キニチ・ヤシュ・クック・モ

キニチ・ヤシュ・クック・モを象ったとされるコパン遺跡より発見された香炉。

キニチ・ヤシュ・クック・モK'inich Yax K'uk' Mo'、「偉大な太陽・最初の/緑のケツァールコンゴウインコ」または「太陽の目をした光り輝くケツァール・コンゴウインコ」[1]の意、在位:426年437年頃)は先コロンブス期マヤ碑文に記された、現在のホンジュラスにあたるマヤ低地南東部に遺跡を残すコパンを中心としたマヤ文明の政権の創始者にして最初の統治者「クル・アハウ(k'ul ahaw;聖なる主)」[1]。彼の姿は王の一覧を示した祭壇Qの彫刻の中で第一位に置かれている。また、後世の統治者たちの他のモニュメントの中でも重要な位置に見られる。

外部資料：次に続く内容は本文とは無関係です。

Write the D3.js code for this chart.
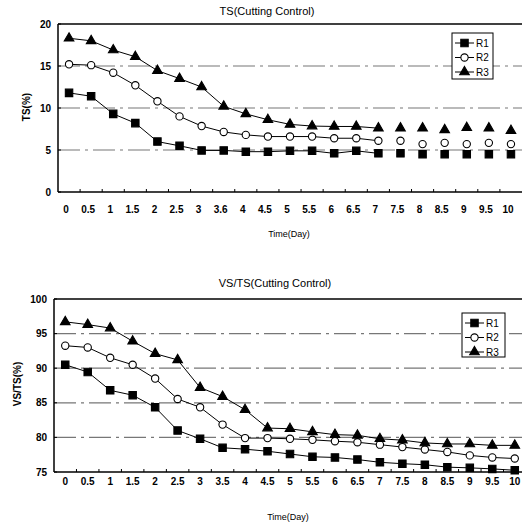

コパンのモニュメントにある彼の描写のモチーフは、はるか中央メキシコ北部にある古典期の中心地テオティワカンの最盛期と類似したイメージがはっきりと見て取れ、このことは彼の出自を権威ある文明と結びついたように見せるためだと解釈されている。共通してみられるモチーフの一つにゴーグル型の頭飾りがあり、これは後にアステカの人々などにトラロックとして知られる中央メキシコ北部の雨の神への祈願のまじないであると見られている。

2000年に行われたコパンでの調査でアクロポリスの下からキニチ・ヤシュ・クック・モのものであると考えられる墓が発掘された[1]。遺骨は翡翠と貝殻の宝飾品とともに埋葬され、その中にはゴーグル型の頭飾りも含まれていた[1]。腕、胸骨および肩には骨折の治った痕があり、ピッツと呼ばれる球技の試合によるものだと推定されている[1]。歯のストロンチウムを同位体分析した結果、この人物が若年期をペテン盆地地域のティカル近辺で過ごし、その後ティカルとコパンの間のどこかにいたことが示され、同位体のサインはテオティワカンのものとは一致しなかった。

キニチ・ヤシュ・クック・モ自身がテオティワカンに住んだことはなかったということが示唆されるにしろ、碑文からも年代学的に見ても、4世紀にテオティワカンからやってきた侵略者または使節がマヤ低地で統治者の座に就くのが一般的だった証拠は多くある。 特によく知られて有力だったのがティカルのヤシュ・ヌーン・アイーンで、彼はテオティワカンの支配者だった「投槍フクロウ」の息子である。[2] このことを踏まえて、キニチ・ヤシュ・クック・モがテオティワカンの出身であったかどうかに関わらず、後世のコパンの統治者たち、特にカック・イピヤフ・チャン・カウィールとヤシュ・パサフ・チャン・ヨパートは、テオティワカンの後継者であることを遡及して求めることで自分たちの王朝の創始者を権威付けていた。[3]

脚注

  1. ^ a b c d e ダグラス・プレストン『猿神のロスト・シティ 地上最後の秘境に眠る謎の文明を探せ』NHK出版、2017年、236 - 238頁。ISBN 978-4-14-081716-2 
  2. ^ see Stuart (1998)
  3. ^ See Skidmore (n.d.) for summary of recent research.